(Cécile Dejoux, Cnam)
Innov’Acteurs organisait jeudi 24 juin, à distance, la 6ème édition de son Carrefour de l’innovation participative. L’occasion pour l’universitaire experte en intelligence artificielle, Cécile Dejoux, de revenir sur les innovations managériales en période post-Covid.
Par Nicolas Deguerry - Le 30 juin 2021.
Spécialiste du management[ 1 ] créatrice de Moocs et experte en intelligence artificielle[ 4 ], Cécile Dejoux a partagé en ouverture de la 6ème édition du Carrefour de l’innovation participative la synthèse des observations de son Learning Lab – Human Change, dédié à l’étude du volet humain de la transformation numérique. Des travaux qui permettent de spécifier les nouvelles postures managériales et compétences afférentes à l’ère du «nouveau normal » post-Covid, caractérisé par « l’incertitude, le paradoxe et l’accélération ».
Agilité
Et si c’était le retour des grands explorateurs ? À la faveur de la transformation numérique, de l’intelligence artificielle et des pandémies présentes et à venir, ce sont bien les qualités des découvreurs qu’évoque Cécile Dejoux pour camper le manager des temps modernes. Premièrement, le nouveau manager n’a pas besoin d’une carte d’état-major pour avancer : « Il navigue à la pagaie » ; et non, il ne change pas d’avis mais « pivote » en fonction du temps présent, à rebours de toute planification qui l’empêcherait de saisir les opportunités. Ce manager-pilote signe aussi le retour du collaborateur, sur lequel il s’appuie pour développer ses objectifs stratégiques : « D’abord qui ; après quoi », résume Cécile Dejoux. Le temps présent, c’est aussi la technologie numérique. Christophe Colomb avait la Caravelle et l’Astrolabe, le manager 4.0 « modélise » à grands renforts de datas et d’intelligence artificielle.
Enfin, le manager post-Covid est un être hybride, du genre « phygital [ 2 ]», qui sait réunir et combiner le meilleur du distanciel et du présentiel.
Quatre blocs de compétences
Selon l’universitaire, la capacité d’innovation du manager et de ses collaborateurs repose sur quatre blocs de compétences à développer. Le premier est lié aux « compétences de transformation » : « savoir travailler en mode agile, avec le design thinking et l’intelligence collective» [ 3 ].
Le deuxième bloc suppose de ne pas considérer « l’IA-compatibilité » comme une option, mais comme un impératif, qui peut s’acquérir avec le Mooc « L’intelligence artificielle pour tous ! ». Les compétences pour travailler en mode hybride forment le troisième bloc.

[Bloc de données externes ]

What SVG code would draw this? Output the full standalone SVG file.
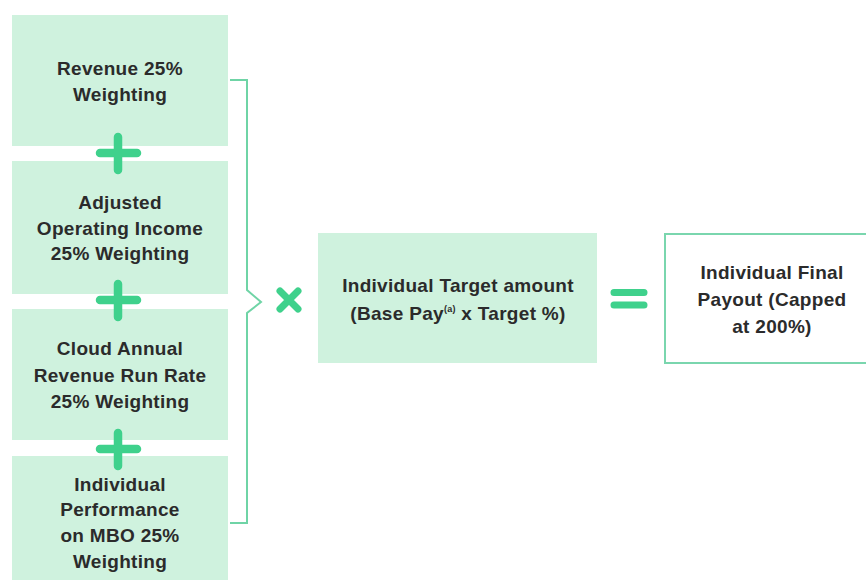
<svg xmlns="http://www.w3.org/2000/svg" width="866" height="580" viewBox="0 0 866 580">
<style>
.box{fill:#cff2de;}
.out{fill:#ffffff;stroke:#7ad6ae;stroke-width:2;}
.t{font-family:"Liberation Sans",Arial,Helvetica,sans-serif;font-weight:bold;font-size:19px;letter-spacing:0.3px;fill:#2b2b2b;text-anchor:middle;}
.op{fill:none;stroke:#3fd18c;stroke-linecap:round;}
.br{fill:none;stroke:#6fd4a6;stroke-width:2;}
</style>
<rect width="866" height="580" fill="#ffffff"/>
<g id="revenue">
<rect class="box" x="12" y="15" width="216" height="131"/>
<text class="t" x="120" y="75">Revenue 25%</text>
<text class="t" x="120" y="101">Weighting</text>
</g>
<g id="adjusted-operating-income">
<rect class="box" x="12" y="161" width="216" height="133"/>
<text class="t" x="120" y="209">Adjusted</text>
<text class="t" x="120" y="235">Operating Income</text>
<text class="t" x="120" y="260">25% Weighting</text>
</g>
<g id="cloud-arr">
<rect class="box" x="12" y="309" width="216" height="131"/>
<text class="t" x="120" y="355">Cloud Annual</text>
<text class="t" x="120" y="382">Revenue Run Rate</text>
<text class="t" x="120" y="408">25% Weighting</text>
</g>
<g id="individual-performance">
<rect class="box" x="12" y="456" width="216" height="124"/>
<text class="t" x="120" y="491">Individual</text>
<text class="t" x="120" y="516">Performance</text>
<text class="t" x="120" y="542">on MBO 25%</text>
<text class="t" x="120" y="568">Weighting</text>
</g>
<g id="target-amount">
<rect class="box" x="318" y="233" width="279" height="130"/>
<text class="t" x="458" y="292">Individual Target amount</text>
<text class="t" x="458" y="320">(Base Pay<tspan font-size="9" dy="-8">(a)</tspan><tspan dy="8"> x Target %)</tspan></text>
</g>
<g id="final-payout">
<rect class="out" x="665" y="234" width="210" height="129"/>
<text class="t" x="772" y="279">Individual Final</text>
<text class="t" x="772" y="306">Payout (Capped</text>
<text class="t" x="772" y="333">at 200%)</text>
</g>
<g id="connectors">
<path class="op" stroke-width="8.5" d="M100 153H137M118 137V170"/>
<path class="op" stroke-width="8.5" d="M100 300H137M118 284V317"/>
<path class="op" stroke-width="8.5" d="M100 449H137M118 433V466"/>
<path class="br" d="M230 80H247V290L261 302L247 313V523H230"/>
<path class="op" stroke-width="7" d="M280 291L298 309M298 291L280 309"/>
<path class="op" stroke-width="7" d="M614 292.5H644M614 305H644"/>
</g>
</svg>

Il s’agit de « réinventer la collaboration » avec les avantages du présentiel et du distanciel, explique Cécile Dejoux : « En présentiel, on gère les crises, on trouve de nouvelles idées, on active le réseau et, surtout, on initie de nouveaux projets ; à distance, on va vite sur les process, on a des réunions rapides et productives et l’on peut engager des personnes à l’autre bout du monde.» Iconoclaste, le dernier bloc appelle à développer les « compétences de centrage » : « Arrêtez de penser soft skills ! Les soft skills n’ont plus leur place dans le monde post-Covid », estime Cécile Dejoux.
Les compétences de « centrage »
Cinq principes structurent les compétences de centrage. Le premier implique de « reprendre le pouvoir sur son temps », le second amène à « prioriser » et le troisième s’intéresse à la « mémoire ». Ceci, « parce que l’IA et le numérique nous enlèvent notre mémoire et qu’il importe de continuer à la cultiver pour être capable de réfléchir », souligne Cécile Dejoux. Enfin, « l’attention » fonde le quatrième principe, suivi par « l’énergie », cinquième et dernier principe : il s’agit là de considérer « ce qui nous donne et permet de donner aux autres de l’énergie », conclut Cécile Dejoux.
Notes
1. Cécile Dejoux est professeure des universités au Cnam, responsable nationale de la filière RH, du master GRH et transformation numérique, et professeure affiliée à l’ESCP Business School.
2. Néologisme forgé par la contraction des termes physique et digital. Sert à mettre en avant une nouvelle réalité qui est moins la superposition de mondes parallèles que l’imbrication du physique et du virtuel.
3. Cécile Dejoux renvoie au Mooc Du Manager au leader : devenir agile et collaboratif.
4. Membre du Conseil d’éthique de la data et de l’IA, Cécile Dejoux a récemment publié Ce sera l’IA ou/et moi – Comprendre l’intelligence artificielle pour ne plus en avoir peur (Vuibert, 2020).